I stepped back. “You already did.”
Melissa slid a paper across the table. “This is notice of administrative suspension pending full review. Security will collect your devices.”
Andrew’s tone hardened. “This is harassment.”
“No,” Melissa replied. “This is documentation.”
Then Vanessa did something none of us expected.
She grabbed the folder and flipped through it with shaking hands.
Her expression changed with every page.
Dinner receipts. Hotel invoices. Jewelry purchases. Car service logs. Expense approvals. And then, halfway through, a charge I recognized instantly—a boutique furniture store in Lincoln Park. Two thousand four hundred dollars. The date hit me like a blow.

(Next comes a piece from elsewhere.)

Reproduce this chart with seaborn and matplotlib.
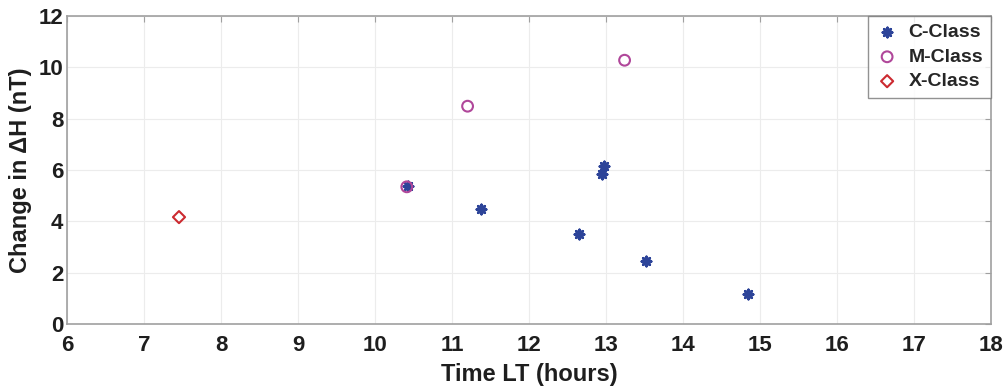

Three months earlier, Andrew had told me our savings were tight and we needed to delay the down payment for the fertility clinic consultation we had been planning for nearly a year.
Vanessa looked up, horrified. “You said you were using your bonus.”
Andrew lunged for the folder. “Give me that.”
Daniel caught his wrist.
The movement was sudden and messy enough that two restaurant staff members rushed forward. Chairs scraped. Someone gasped. The man with the badge stepped between them.
“Back up. Right now.”
Daniel released him but held his ground. “You used company money to cheat on your wife with mine. Congratulations, Andrew. You managed to destroy four lives at once.”
Andrew’s eyes were wild. “You don’t know anything about my life.”
I had never seen him fall apart in public. At home, Andrew was controlled. Strategic. Polished. The kind of man who corrected grammar in texts and sorted receipts by size. But there, under the warm amber lights of a downtown restaurant, he looked exactly like what he was: a man who had run out of lies.
Melissa turned to Vanessa. “Mrs. Mercer, I recommend you keep copies of any financial statements tied to joint accounts.”
Vanessa looked at Daniel, then at me. For the first time, real fear filled her eyes.
I should have felt victorious. Instead, I felt empty.
The gift bag still hung from my wrist.
I placed it on the table in front of Andrew.
“Happy anniversary,” I said.
Then I walked out.
The cold hit me the moment I stepped onto the sidewalk.